Чтобы осуществить эту мечту, я первый и единственный раз воспротивилась отцу, настояв на своем желании пойти в классический лицей. Он и слышать об этом не хотел, говорил, что от этого не будет толку, и если уж поступать в лицей, то лучше заняться иностранными языками. В конце концов, однако, я добилась своего. Переступив порог лицея, я была уверена, что победила. Я ошибалась. Когда по окончании учебы я сообщила отцу, что хочу поступить в университет в Риме, он отрезал: «Нечего даже и говорить об этом». А я, как тогда было принято, беспрекословно подчинилась. Не стоит полагать, что, выиграв бой, ты выиграл и войну – это ошибка, которую мы часто допускаем в молодости. Сейчас я думаю, что если бы боролась, упрямо стояла на своем, в конце концов, отец уступил бы. Его категоричный отказ не выходил за рамки обычной для тех лет системы воспитания. В глубине души взрослые полагали, что молодежь не способна принимать самостоятельные решения. Следовательно, когда они выказывали желание, отличное от воли старших, его проверяли на прочность. Если дети отступали перед первым же препятствием, родители уверялись в том, что это было только легкое увлечение и речь шла не о настоящем призвании.

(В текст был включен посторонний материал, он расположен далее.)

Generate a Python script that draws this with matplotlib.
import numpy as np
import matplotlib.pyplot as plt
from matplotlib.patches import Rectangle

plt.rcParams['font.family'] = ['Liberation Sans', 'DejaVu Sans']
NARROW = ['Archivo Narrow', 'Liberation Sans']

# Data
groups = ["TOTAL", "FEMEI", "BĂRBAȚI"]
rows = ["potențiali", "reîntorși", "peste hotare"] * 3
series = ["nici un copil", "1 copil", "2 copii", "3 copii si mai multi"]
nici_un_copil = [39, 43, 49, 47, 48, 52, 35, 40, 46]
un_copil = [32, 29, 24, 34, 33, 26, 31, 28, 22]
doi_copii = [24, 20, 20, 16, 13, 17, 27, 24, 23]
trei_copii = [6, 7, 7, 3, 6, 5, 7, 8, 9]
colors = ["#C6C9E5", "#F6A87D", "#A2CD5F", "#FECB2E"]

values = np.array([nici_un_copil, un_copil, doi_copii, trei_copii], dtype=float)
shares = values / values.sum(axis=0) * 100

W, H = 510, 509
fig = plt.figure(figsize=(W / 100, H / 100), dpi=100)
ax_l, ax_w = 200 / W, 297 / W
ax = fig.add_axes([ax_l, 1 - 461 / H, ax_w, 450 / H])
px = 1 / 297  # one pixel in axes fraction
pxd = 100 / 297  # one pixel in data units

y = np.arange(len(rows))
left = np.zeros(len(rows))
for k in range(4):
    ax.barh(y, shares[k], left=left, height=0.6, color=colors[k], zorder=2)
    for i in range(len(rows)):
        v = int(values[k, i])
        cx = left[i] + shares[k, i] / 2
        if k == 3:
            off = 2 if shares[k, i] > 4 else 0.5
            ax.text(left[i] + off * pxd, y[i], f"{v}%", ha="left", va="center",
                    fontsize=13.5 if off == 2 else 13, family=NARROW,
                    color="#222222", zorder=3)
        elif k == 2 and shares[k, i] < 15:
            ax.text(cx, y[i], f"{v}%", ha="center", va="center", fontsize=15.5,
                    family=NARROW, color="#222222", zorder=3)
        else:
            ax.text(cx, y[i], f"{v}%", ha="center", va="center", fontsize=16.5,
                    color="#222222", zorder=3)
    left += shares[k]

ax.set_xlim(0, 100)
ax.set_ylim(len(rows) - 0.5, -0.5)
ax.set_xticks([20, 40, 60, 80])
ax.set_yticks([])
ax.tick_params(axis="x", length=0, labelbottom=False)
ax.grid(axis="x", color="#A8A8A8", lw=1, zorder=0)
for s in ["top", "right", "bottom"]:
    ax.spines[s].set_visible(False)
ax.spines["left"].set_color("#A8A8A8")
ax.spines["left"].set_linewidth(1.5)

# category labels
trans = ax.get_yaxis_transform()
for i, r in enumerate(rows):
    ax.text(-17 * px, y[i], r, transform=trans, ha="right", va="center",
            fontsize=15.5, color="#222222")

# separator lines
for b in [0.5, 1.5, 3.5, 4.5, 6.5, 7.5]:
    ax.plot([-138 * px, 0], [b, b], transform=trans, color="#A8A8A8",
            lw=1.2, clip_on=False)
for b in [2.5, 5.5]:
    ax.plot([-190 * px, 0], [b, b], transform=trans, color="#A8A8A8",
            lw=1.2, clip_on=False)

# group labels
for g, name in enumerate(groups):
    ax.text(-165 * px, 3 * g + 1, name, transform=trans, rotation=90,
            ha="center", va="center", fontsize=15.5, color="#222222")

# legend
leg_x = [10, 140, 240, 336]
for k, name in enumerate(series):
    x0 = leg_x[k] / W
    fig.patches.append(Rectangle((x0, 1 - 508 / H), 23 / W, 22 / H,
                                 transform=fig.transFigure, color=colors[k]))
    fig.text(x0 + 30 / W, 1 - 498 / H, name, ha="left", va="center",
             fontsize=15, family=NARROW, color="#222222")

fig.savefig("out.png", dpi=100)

Для моего отца, равно как и для матери, дети были прежде всего обязанностью перед обществом. На наше внутреннее развитие закрывали глаза, но зато с крайней строгостью следили за соблюдением внешних приличий. Я должна была сидеть за столом прямо, прижав локти к туловищу. Если при этом я размышляла, как бы мне скорей умереть, это не имело никакого значения. Лишь то, что было на поверхности, имело какое-то значение – все остальное считалось непристойным.

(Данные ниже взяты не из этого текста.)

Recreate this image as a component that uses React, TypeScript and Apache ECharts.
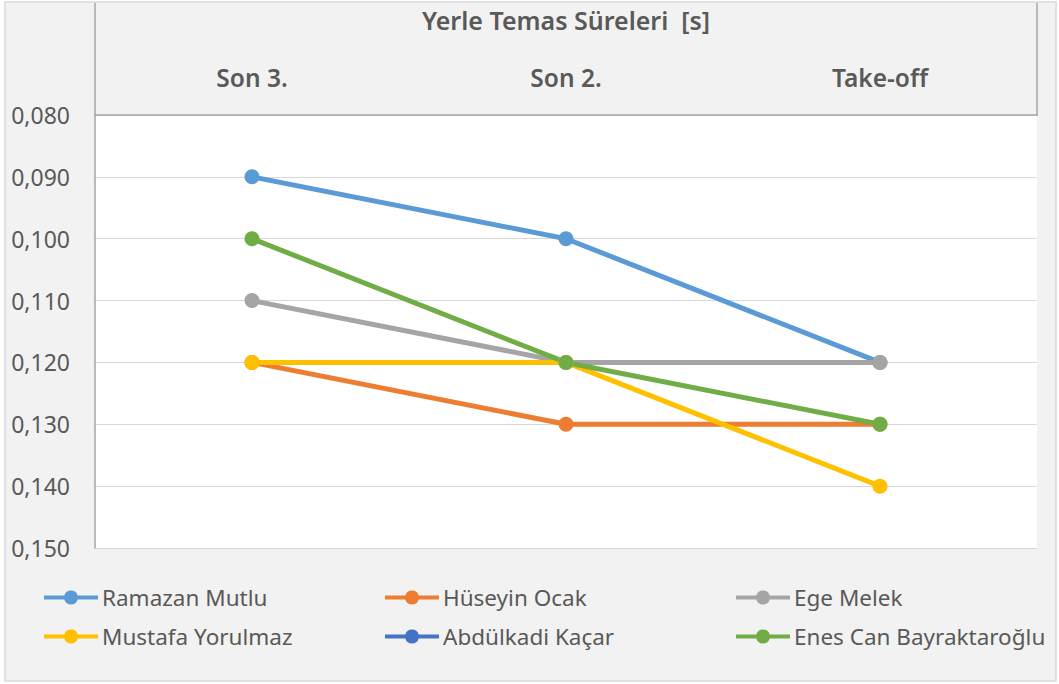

Меня растили, как будто я была обезьянкой, которую нужно хорошенько выдрессировать – а не человеком, не личностью, со своими радостями, горестями, потребностью быть любимым. От того внутри меня родилось невероятное одиночество, которое с годами заполнило собой все – оно было подобно вакууму, в котором я двигалась медленно и с усилием, как водолаз на дне моря. Одиночество происходило еще и от вопросов, которые я задавала себе, и на которые не находила ответов. Уже в четыре, пять лет я, глядя на мир, спрашивала: «Почему я здесь? Откуда я взялась? Откуда взялось все вокруг меня? Как было раньше? Было ли все точно так же, когда меня не было – и будет ли так всегда?» Это желает знать любой ребенок, который ощущает, как сложно устроен мир. Я была уверена, что и взрослые спрашивали себя об этом, и что им удалось ответить – однако, после двух или трех попыток обратиться к матери, и потом к няне, я ощутила, что они не только ничего не знают, но никогда и не задавали себе этих вопросов.

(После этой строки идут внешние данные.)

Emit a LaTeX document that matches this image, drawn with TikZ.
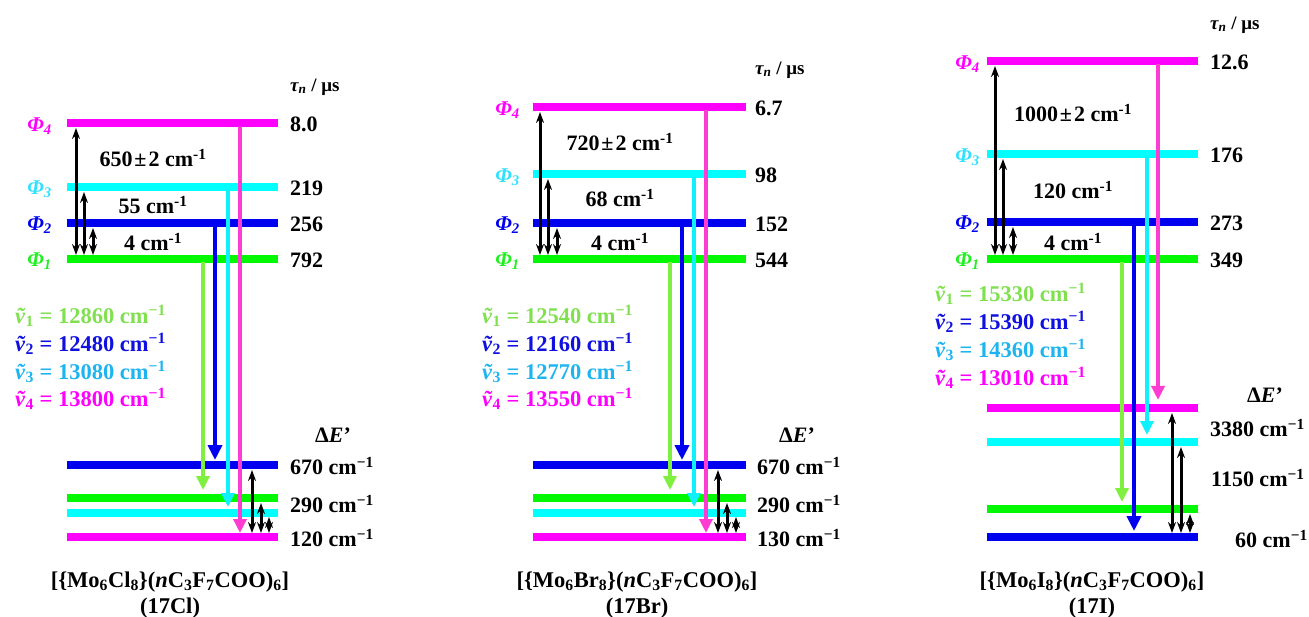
\documentclass[tikz,border=0pt]{standalone}
\usepackage{fontspec}
\setmainfont{Liberation Serif}
\usetikzlibrary{arrows.meta}
\definecolor{mag}{HTML}{FF00FF}
\definecolor{magA}{HTML}{FF3CD2}
\definecolor{cya}{HTML}{00FFFF}
\definecolor{cyaA}{HTML}{10F0FF}
\definecolor{cyaT}{HTML}{1EB4F0}
\definecolor{phiC}{HTML}{30E0FF}
\definecolor{blu}{HTML}{0000F0}
\definecolor{bluT}{HTML}{1010E0}
\definecolor{grn}{HTML}{00F800}
\definecolor{grnA}{HTML}{80F040}
\definecolor{grnT}{HTML}{80E050}
\definecolor{phiG}{HTML}{20F020}
\newcommand\PhiLab[1]{\textit{Φ}\textsubscript{\textit{#1}}}
\newcommand\NuLab[1]{\textit{\~{v}}\textsubscript{#1}}
\newcommand\cmm{cm\textsuperscript{−1}}
\newcommand\cmh{cm\textsuperscript{-1}}
\newcommand\pmw{\kern2pt±\kern2pt}
\begin{document}
\begin{tikzpicture}[x=1pt,y=-1pt,
  bar/.style={line width=8.5pt},
  emis/.style={line width=3.4pt,-{Triangle[width=13pt,length=14pt]}},
  emisb/.style={line width=4.2pt,-{Triangle[width=14pt,length=15pt]}},
  gap/.style={line width=3pt,black,{Stealth[width=8pt,length=11pt]}-{Stealth[width=8pt,length=11pt]}},
  lbl/.style={font=\bfseries\fontsize{22}{24}\selectfont,inner sep=0pt},
  plbl/.style={font=\bfseries\fontsize{21}{24}\selectfont,inner sep=0pt,anchor=east},
  tau/.style={font=\bfseries\fontsize{19}{22}\selectfont,inner sep=0pt,anchor=west},
  nu/.style={font=\bfseries\fontsize{22.5}{24}\selectfont,inner sep=0pt,anchor=west},
  comp/.style={font=\bfseries\fontsize{22.5}{24}\selectfont,inner sep=0pt}
]
\useasboundingbox (0,0) rectangle (1309,617);

%================ Panel 1 (17Cl) ================
\draw[bar,mag] (67,123) -- (278,123);
\draw[bar,cya] (67,187) -- (278,187);
\draw[bar,blu] (67,223) -- (278,223);
\draw[bar,grn] (67,259) -- (278,259);
\draw[bar,blu] (67,465) -- (278,465);
\draw[bar,grn] (67,498) -- (278,498);
\draw[bar,cya] (67,513) -- (278,513);
\draw[bar,mag] (67,537) -- (278,537);
\draw[emis,grnA] (203,262) -- (203,490);
\draw[emisb,blu] (215,226) -- (215,460);
\draw[emis,cyaA] (228,190) -- (228,507);
\draw[emis,magA] (240,126) -- (240,533);
\draw[gap] (76,128) -- (76,255);
\draw[gap] (84,192) -- (84,255);
\draw[gap] (93,228) -- (93,255);
\draw[gap] (252,470) -- (252,533);
\draw[gap] (261,503) -- (261,533);
\draw[gap] (269,517) -- (269,533);
\node[tau] (t1) at (290,87) {\textit{τ\textsubscript{n}} / μs};
\node[lbl,anchor=west] (v14) at (290,124) {8.0};
\node[lbl,anchor=west] (v13) at (290,188) {219};
\node[lbl,anchor=west] (v12) at (290,224) {256};
\node[lbl,anchor=west] (v11) at (290,260) {792};
\node[plbl,mag] (p14) at (52,126) {\PhiLab{4}};
\node[plbl,phiC] (p13) at (52,189) {\PhiLab{3}};
\node[plbl,blu] (p12) at (52,225) {\PhiLab{2}};
\node[plbl,phiG] (p11) at (52,261) {\PhiLab{1}};
\node[lbl] (g14) at (153,158) {650\pmw2 \cmh};
\node[lbl] (g13) at (153,205) {55 \cmh};
\node[lbl] (g12) at (153,242) {4 \cmh};
\node[nu,grnT] (n11) at (15,316) {\NuLab{1} = 12860 \cmm};
\node[nu,bluT] (n12) at (15,344) {\NuLab{2} = 12480 \cmm};
\node[nu,cyaT] (n13) at (15,372) {\NuLab{3} = 13080 \cmm};
\node[nu,mag] (n14) at (15,399) {\NuLab{4} = 13800 \cmm};
\node[lbl] (d1) at (333,435) {Δ\textit{E}’};
\node[lbl,anchor=west] (e13) at (290,466) {670 \cmm};
\node[lbl,anchor=west] (e12) at (290,504) {290 \cmm};
\node[lbl,anchor=west] (e11) at (290,538) {120 \cmm};
\node[comp] (c1) at (170,582) {[\{Mo\textsubscript{6}Cl\textsubscript{8}\}(\textit{n}C\textsubscript{3}F\textsubscript{7}COO)\textsubscript{6}]};
\node[comp] (c1b) at (170,608) {(17Cl)};

%================ Panel 2 (17Br) ================
\draw[bar,mag] (533,107) -- (746,107);
\draw[bar,cya] (533,174) -- (746,174);
\draw[bar,blu] (533,223) -- (746,223);
\draw[bar,grn] (533,259) -- (746,259);
\draw[bar,blu] (533,465) -- (746,465);
\draw[bar,grn] (533,498) -- (746,498);
\draw[bar,cya] (533,513) -- (746,513);
\draw[bar,mag] (533,537) -- (746,537);
\draw[emis,grnA] (670,262) -- (670,490);
\draw[emisb,blu] (682,226) -- (682,460);
\draw[emis,cyaA] (694,177) -- (694,507);
\draw[emis,magA] (706,110) -- (706,533);
\draw[gap] (540,112) -- (540,255);
\draw[gap] (548,179) -- (548,255);
\draw[gap] (557,228) -- (557,255);
\draw[gap] (718,470) -- (718,533);
\draw[gap] (727,503) -- (727,533);
\draw[gap] (736,517) -- (736,533);
\node[tau] (t2) at (755,70) {\textit{τ\textsubscript{n}} / μs};
\node[lbl,anchor=west] (v24) at (755,108) {6.7};
\node[lbl,anchor=west] (v23) at (755,175) {98};
\node[lbl,anchor=west] (v22) at (755,224) {152};
\node[lbl,anchor=west] (v21) at (755,260) {544};
\node[plbl,mag] (p24) at (520,110) {\PhiLab{4}};
\node[plbl,phiC] (p23) at (520,177) {\PhiLab{3}};
\node[plbl,blu] (p22) at (520,225) {\PhiLab{2}};
\node[plbl,phiG] (p21) at (520,261) {\PhiLab{1}};
\node[lbl] (g24) at (620,142) {720\pmw2 \cmh};
\node[lbl] (g23) at (620,198) {68 \cmh};
\node[lbl] (g22) at (620,242) {4 \cmh};
\node[nu,grnT] (n21) at (482,316) {\NuLab{1} = 12540 \cmm};
\node[nu,bluT] (n22) at (482,344) {\NuLab{2} = 12160 \cmm};
\node[nu,cyaT] (n23) at (482,372) {\NuLab{3} = 12770 \cmm};
\node[nu,mag] (n24) at (482,399) {\NuLab{4} = 13550 \cmm};
\node[lbl] (d2) at (797,435) {Δ\textit{E}’};
\node[lbl,anchor=west] (e23) at (757,466) {670 \cmm};
\node[lbl,anchor=west] (e22) at (757,504) {290 \cmm};
\node[lbl,anchor=west] (e21) at (757,538) {130 \cmm};
\node[comp] (c2) at (637,582) {[\{Mo\textsubscript{6}Br\textsubscript{8}\}(\textit{n}C\textsubscript{3}F\textsubscript{7}COO)\textsubscript{6}]};
\node[comp] (c2b) at (637,608) {(17Br)};

%================ Panel 3 (17I) ================
\draw[bar,mag] (987,61) -- (1198,61);
\draw[bar,cya] (987,154) -- (1198,154);
\draw[bar,blu] (987,222) -- (1198,222);
\draw[bar,grn] (987,259) -- (1198,259);
\draw[bar,mag] (987,408) -- (1198,408);
\draw[bar,cya] (987,442) -- (1198,442);
\draw[bar,grn] (987,509) -- (1198,509);
\draw[bar,blu] (987,537) -- (1198,537);
\draw[emis,grnA] (1122,262) -- (1122,502);
\draw[emisb,blu] (1134,225) -- (1134,531);
\draw[emis,cyaA] (1147,157) -- (1147,435);
\draw[emis,magA] (1158,64) -- (1158,400);
\draw[gap] (995,66) -- (995,255);
\draw[gap] (1003,159) -- (1003,255);
\draw[gap] (1013,227) -- (1013,255);
\draw[gap] (1172,413) -- (1172,533);
\draw[gap] (1181,447) -- (1181,533);
\draw[gap] (1190,514) -- (1190,533);
\node[tau] (t3) at (1210,25) {\textit{τ\textsubscript{n}} / μs};
\node[lbl,anchor=west] (v34) at (1210,62) {12.6};
\node[lbl,anchor=west] (v33) at (1210,155) {176};
\node[lbl,anchor=west] (v32) at (1210,223) {273};
\node[lbl,anchor=west] (v31) at (1210,260) {349};
\node[plbl,mag] (p34) at (980,64) {\PhiLab{4}};
\node[plbl,phiC] (p33) at (980,157) {\PhiLab{3}};
\node[plbl,blu] (p32) at (980,224) {\PhiLab{2}};
\node[plbl,phiG] (p31) at (980,261) {\PhiLab{1}};
\node[lbl] (g34) at (1073,113) {1000\pmw2 \cmh};
\node[lbl] (g33) at (1073,190) {120 \cmh};
\node[lbl] (g32) at (1073,242) {4 \cmh};
\node[nu,grnT] (n31) at (935,294) {\NuLab{1} = 15330 \cmm};
\node[nu,bluT] (n32) at (935,322) {\NuLab{2} = 15390 \cmm};
\node[nu,cyaT] (n33) at (935,350) {\NuLab{3} = 14360 \cmm};
\node[nu,mag] (n34) at (935,378) {\NuLab{4} = 13010 \cmm};
\node[lbl] (d3) at (1265,395) {Δ\textit{E}’};
\node[lbl,anchor=west] (e33) at (1210,428) {3380 \cmm};
\node[lbl,anchor=west] (e32) at (1211,478) {1150 \cmm};
\node[lbl,anchor=west] (e31) at (1235,539) {60 \cmm};
\node[comp] (c3) at (1092,582) {[\{Mo\textsubscript{6}I\textsubscript{8}\}(\textit{n}C\textsubscript{3}F\textsubscript{7}COO)\textsubscript{6}]};
\node[comp] (c3b) at (1092,608) {(17I)};
\end{tikzpicture}
\end{document}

Одиночество угнетало меня все сильнее. Понимаешь, я была вынуждена разбираться во всем, что мне не было ясно, своими собственными силами. С течением времени я стала задавать себе все больше вопросов - все более ужасных, при одной мысли о которых мне становилось страшно.
Первый раз я столкнулась со смертью, когда мне было шесть лет. У отца была охотничья собака, Арго – ласковый пес, который любил меня и был моим товарищем во всех играх. Я целыми днями кормила его кашкой из грязи и травы, или же играла с ним в парикмахерскую, и он покорно ходил по саду со шпильками в ушах. Однажды, подвергая Арго очередному мучению, я заметила, что на шее у него была небольшая опухоль. Несколько недель спустя он утратил прежнюю охоту бегать и прыгать, а когда я садилась за стол обедать, он уже не укладывался у моих ног, вздыхая и глядя на меня умоляющим взглядом.